Unnecessary arrests also crowd our jails, clog our courts, waste our tax dollars and divert scarce police resources away from focusing on serious crime. Further, there is scant evidence that these laws are effective in reducing marijuana use.
According to data from the FBI/Uniform Crime Reporting Program, in 2010 more than 80 percent of marijuana arrests in Maine were for possession only. Let’s stop criminalizing our citizens for simple possession of small amounts of marijuana. Let’s not ignore the real problems created by current law. Please vote “yes” on Question 1 on Nov. 5.
Most ‘drug-related crime’ stems from prohibition laws
I hope the governor’s Drug Awareness Summits make a distinction between “drug-related” crime and “drug prohibition-related” crime, but I doubt they will (“LePage, law enforcement to discuss drug crime,” Oct. 20).
Most of the so-called “drug-related crime” is actually a product of drug prohibition, not the drugs. For example, the St. Valentine’s Day Massacre was a product of alcohol prohibition, not alcohol.

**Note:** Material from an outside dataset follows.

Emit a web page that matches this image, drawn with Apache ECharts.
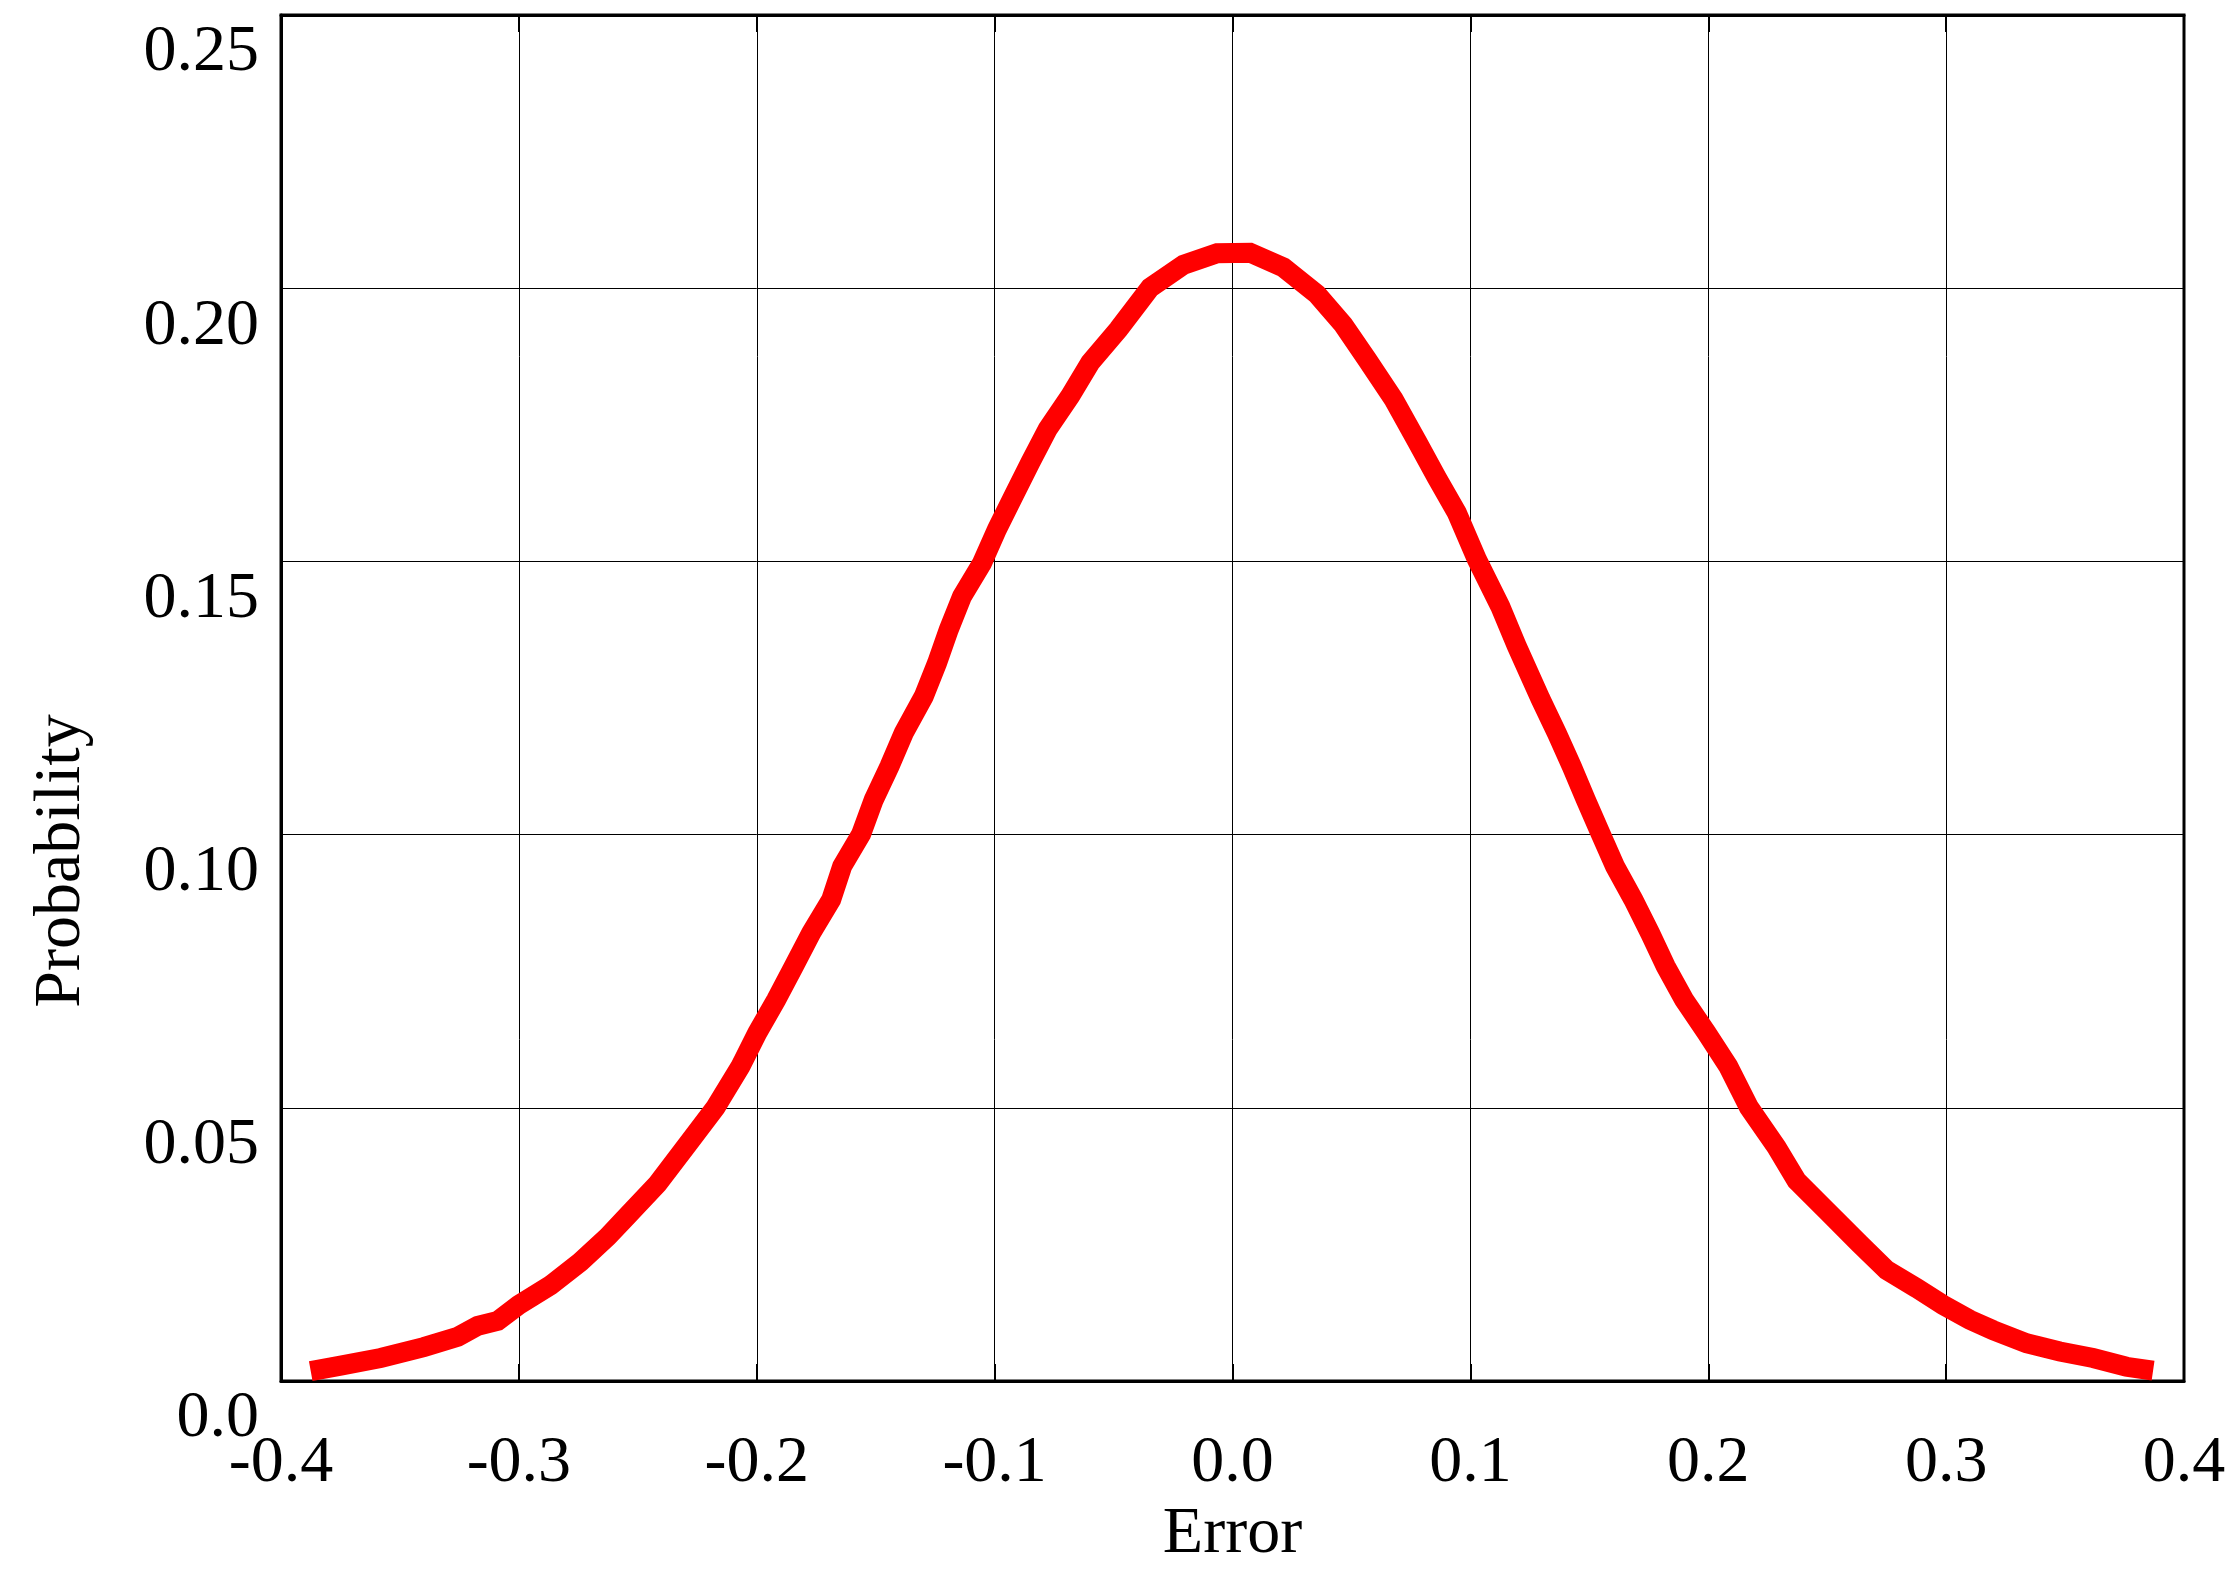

Drug dealers don’t kill each other because they are high any more than Al Capone killed his rivals because he was drunk. It’s the way one runs an illegal business. These days I don’t see the Budweiser distributor killing off the Samuel Adams distributor.
The legal, regulated sale of drugs would get rid of most of the crime, corruption and violence associated with drugs. We would still have our drug use problem, but we could begin to treat that as a health problem instead of trying to turn it into a law enforcement problem. Cops are very good at what they do, but they are not addiction counselors.
The organization Law Enforcement Against Prohibition (www.leap.cc) has further information on the ways that drug prohibition is causing far more problems than it solves.